The disease affects a person’s red blood cells. Those cells are typically round, but in people with this condition, some of them change into the shape of a banana or a sickle, the curved farming tool from which the disease takes its name. Sickle cells are stiff and sticky and cause pain and swelling by blocking the circulation of blood. Sickle cells die off much faster than regular blood cells, which can leave patients with fatigue and shortness of breath. The condition can lead to kidney disease and strokes.
The disease primarily affects people of African descent and is caused by an inherited gene that the Sickle Cell Foundation of Jamaica says can be found in some 270,000 people on the island or about 10 percent of the country’s population. A child of parents who each have one defected gene has a 25 percent chance of inheriting the disease. The Foundation says one out of every 150 babies born in Jamaica is suffering from sickle cell disease. Compare that to the United States, where government statistics show only one in 365 African-American babies is born with the disease.

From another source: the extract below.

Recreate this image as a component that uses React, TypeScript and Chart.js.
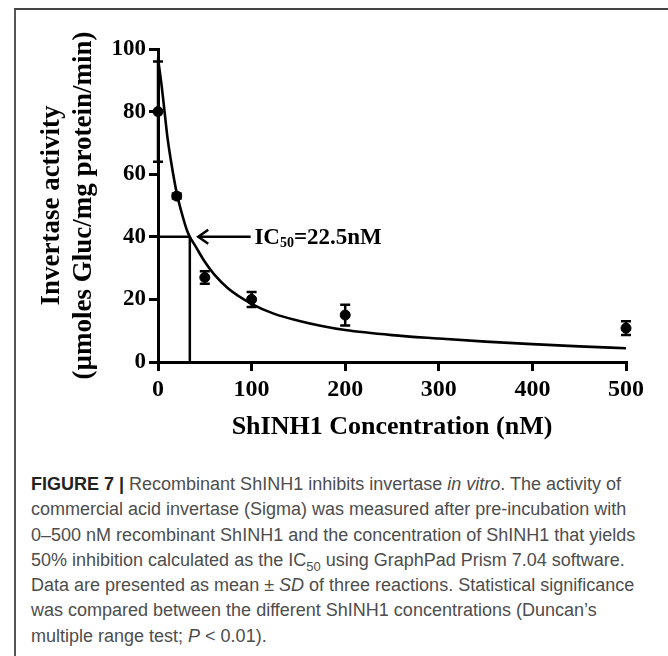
import React, { useEffect, useRef } from "react";
import { Chart, registerables } from "chart.js";

Chart.register(...registerables);

// Measured points (mean ± SD)
const concentrations = [0, 20, 50, 100, 200, 500];
const activityMean = [80, 53, 27, 20, 15, 10.8];
const activitySD = [16, 0.8, 2, 2.4, 3.3, 2.2];

// Fitted curve
const fitX = [0, 4, 7, 10, 14, 20, 25, 31, 34, 40, 50, 60, 75, 100, 125, 150, 175, 200, 250, 300, 350, 400, 450, 500];
const fitY = [97, 88, 80, 72, 64, 54, 48, 42, 40, 37, 32, 28, 23.5, 18.6, 15.3, 13.2, 11.5, 10.2, 8.6, 7.5, 6.5, 5.7, 5.0, 4.4];

// Axes
const xTicks = [0, 100, 200, 300, 400, 500];
const yTicks = [0, 20, 40, 60, 80, 100];
const xTitle = "ShINH1 Concentration (nM)";
const yTitle = ["Invertase activity", "(µmoles Gluc/mg protein/min)"];

// IC50 annotation
const ic50LineX = 34;
const ic50LineY = 40;
const arrowTipX = 43;
const arrowTailX = 99;
const labelStartX = 103;
const labelMain = "IC";
const labelSub = "50";
const labelRest = "=22.5nM";

const SERIF = '"Liberation Serif", "Times New Roman", serif';

const overlayPlugin = {
  id: "overlay",
  afterDatasetsDraw(chart: any) {
    const { ctx, scales } = chart;
    const x = scales.x;
    const y = scales.y;
    ctx.save();
    ctx.strokeStyle = "#000";
    ctx.fillStyle = "#000";
    ctx.lineWidth = 2.5;
    ctx.lineCap = "butt";
    // error bars
    concentrations.forEach((c, i) => {
      const px = x.getPixelForValue(c);
      const top = y.getPixelForValue(activityMean[i] + activitySD[i]);
      const bot = y.getPixelForValue(activityMean[i] - activitySD[i]);
      ctx.beginPath();
      ctx.moveTo(px, top);
      ctx.lineTo(px, bot);
      ctx.moveTo(px - 5, top);
      ctx.lineTo(px + 5, top);
      ctx.moveTo(px - 5, bot);
      ctx.lineTo(px + 5, bot);
      ctx.stroke();
    });
    // IC50 guide lines
    const ix = x.getPixelForValue(ic50LineX);
    const iy = y.getPixelForValue(ic50LineY);
    ctx.lineWidth = 2.5;
    ctx.beginPath();
    ctx.moveTo(x.left, iy);
    ctx.lineTo(ix, iy);
    ctx.moveTo(ix, iy);
    ctx.lineTo(ix, y.bottom);
    ctx.stroke();
    // arrow
    const tip = x.getPixelForValue(arrowTipX);
    const tail = x.getPixelForValue(arrowTailX);
    ctx.beginPath();
    ctx.moveTo(tail, iy);
    ctx.lineTo(tip + 1, iy);
    ctx.stroke();
    ctx.beginPath();
    ctx.moveTo(tip + 10, iy - 7);
    ctx.lineTo(tip, iy);
    ctx.lineTo(tip + 10, iy + 7);
    ctx.stroke();
    // label
    let lx = x.getPixelForValue(labelStartX);
    ctx.textBaseline = "middle";
    ctx.textAlign = "left";
    ctx.font = `bold 23px ${SERIF}`;
    ctx.fillText(labelMain, lx, iy + 1);
    lx += ctx.measureText(labelMain).width;
    ctx.font = `bold 14px ${SERIF}`;
    ctx.fillText(labelSub, lx, iy + 7);
    lx += ctx.measureText(labelSub).width;
    ctx.font = `bold 23px ${SERIF}`;
    ctx.fillText(labelRest, lx, iy + 1);
    ctx.restore();
  },
};

function ChartCanvas() {
  const ref = useRef<HTMLCanvasElement | null>(null);
  useEffect(() => {
    if (!ref.current) return;
    const chart = new Chart(ref.current, {
      type: "scatter",
      data: {
        datasets: [
          {
            type: "line",
            label: "fit",
            data: fitX.map((v, i) => ({ x: v, y: fitY[i] })),
            borderColor: "#000",
            borderWidth: 2.6,
            pointRadius: 0,
            cubicInterpolationMode: "monotone",
            fill: false,
            clip: false,
          } as any,
          {
            type: "scatter",
            label: "data",
            data: concentrations.map((c, i) => ({ x: c, y: activityMean[i] })),
            backgroundColor: "#000",
            borderColor: "#000",
            pointRadius: 5,
            clip: false,
          } as any,
        ],
      },
      options: {
        animation: false,
        responsive: false,
        events: [],
        layout: { padding: { top: 49, right: 42, left: 0, bottom: 0 } },
        plugins: { legend: { display: false }, tooltip: { enabled: false } },
        scales: {
          x: {
            type: "linear",
            min: 0,
            max: 500,
            afterFit: (s: any) => {
              s.height = 108;
            },
            afterBuildTicks: (s: any) => {
              s.ticks = xTicks.map((v) => ({ value: v }));
            },
            border: { display: true, color: "#000", width: 3 },
            grid: { display: true, drawOnChartArea: false, drawTicks: true, tickLength: 9, color: "#000", lineWidth: 3 },
            ticks: {
              color: "#000",
              padding: 4,
              font: { family: SERIF, size: 24, weight: "bold" },
            },
            title: {
              display: true,
              text: xTitle,
              color: "#000",
              font: { family: SERIF, size: 26, weight: "bold", lineHeight: 1.2 },
              padding: { top: 0, bottom: 27 },
            },
          },
          y: {
            type: "linear",
            min: 0,
            max: 100,
            afterFit: (s: any) => {
              s.width = 158;
            },
            afterBuildTicks: (s: any) => {
              s.ticks = yTicks.map((v) => ({ value: v }));
            },
            border: { display: true, color: "#000", width: 3 },
            grid: { display: true, drawOnChartArea: false, drawTicks: true, tickLength: 9, color: "#000", lineWidth: 3 },
            ticks: {
              color: "#000",
              padding: 3,
              font: { family: SERIF, size: 23, weight: "bold" },
            },
            title: {
              display: true,
              text: yTitle,
              color: "#000",
              font: { family: SERIF, size: 27, weight: "bold", lineHeight: 1.15 },
              padding: { top: 37, bottom: 0 },
            },
          },
        },
      } as any,
      plugins: [overlayPlugin],
    });
    return () => chart.destroy();
  }, []);
  return <canvas ref={ref} width={668} height={470} style={{ position: "absolute", left: 0, top: 0, width: 668, height: 470 }} />;
}

const capStyle: React.CSSProperties = {
  position: "absolute",
  left: 31,
  top: 472,
  fontFamily: '"Liberation Sans", Arial, sans-serif',
  fontSize: 18,
  lineHeight: "25.3px",
  color: "#4d4d4d",
  whiteSpace: "nowrap",
};

export default function App() {
  return (
    <div style={{ position: "absolute", left: 0, top: 0, width: 668, height: 656, overflow: "hidden", background: "#fff" }}>
      <div
        style={{
          position: "absolute",
          left: 14,
          top: 8,
          width: 720,
          height: 720,
          borderTop: "2px solid #444",
          borderLeft: "2px solid #555",
        }}
      />
      <ChartCanvas />
      <div style={capStyle}>
        <div>
          <b style={{ color: "#222" }}>FIGURE 7 |</b> Recombinant ShINH1 inhibits invertase <i>in vitro</i>. The activity of
        </div>
        <div>commercial acid invertase (Sigma) was measured after pre-incubation with</div>
        <div>0–500 nM recombinant ShINH1 and the concentration of ShINH1 that yields</div>
        <div>
          50% inhibition calculated as the IC<sub style={{ fontSize: 13, lineHeight: 0 }}>50</sub> using GraphPad Prism 7.04 software.
        </div>
        <div>
          Data are presented as mean ± <i>SD</i> of three reactions. Statistical significance
        </div>
        <div>was compared between the different ShINH1 concentrations (Duncan’s</div>
        <div>
          multiple range test; <i>P</i> &lt; 0.01).
        </div>
      </div>
    </div>
  );
}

The numbers are what make the Sickle Cell Unit at the Caribbean Institute for Health Research so crucial to Jamaica and beyond. With about 5,000 patients, it’s one of the largest such clinics in the world and the only comprehensive facility specifically for people with sickle cell in the English-speaking Caribbean.
I came to the clinic in the capital city of Kingston on a warm January day to see for myself what the lifelong struggle with sickle cell disease looks like for health care providers and patients.
Dr. Monika Asnani, Professor Jennifer Knight-Madden, Dr. Lesley King and CSL Behring Head of Global Commercial Development Hematology Jens Oltrogge (right) at the Sickle Cell Unit at the Caribbean Institute for Health Research at the University of the West Indies in Kingston, Jamaica.
Dr. Lesley King heads the clinical service at the unit. Among her patients is a toddler boy who just had his spleen removed to ease the toll the condition takes on the body and the pain that comes with it. After speaking with his parents, I had a better sense of the scope of the problem. Neither of them knew they were a carrier of the sickle cell gene prior to their son’s birth.
A 35-year-old man took time away from his treatment to tell me how he learned to cope. He had trouble holding down a job because of his frequent hospitalizations. His solution was to work for himself so he could focus on his professional goals while paying close attention to his health.
The challenges seem daunting, and they are. But the Sickle Cell Unit can give patients something more than medication and treatment; it offers hope. The oldest patient at the facility is a 90-year-old man who shows others how a normal life is possible with sickle cell disease.
More hope can be found in the steps Jamaica is taking to get a better handle on the disease. Newborn screening for the condition had been limited to a few hospitals, but has been implemented nationwide in recent years.
Experts across the globe, including some of my colleagues at CSL, are working on leading-edge gene therapy treatments for the condition that offer once-unimaginable possibilities.
Still, the battle against the pain and fatigue remains a daily one at this clinic, where doctors work hand-in-hand with patients in an effort to extend lives and make them better.
______
Jens Oltrogge, Ph.D., is Head of Global Commercial Development Hematology at CSL Behring.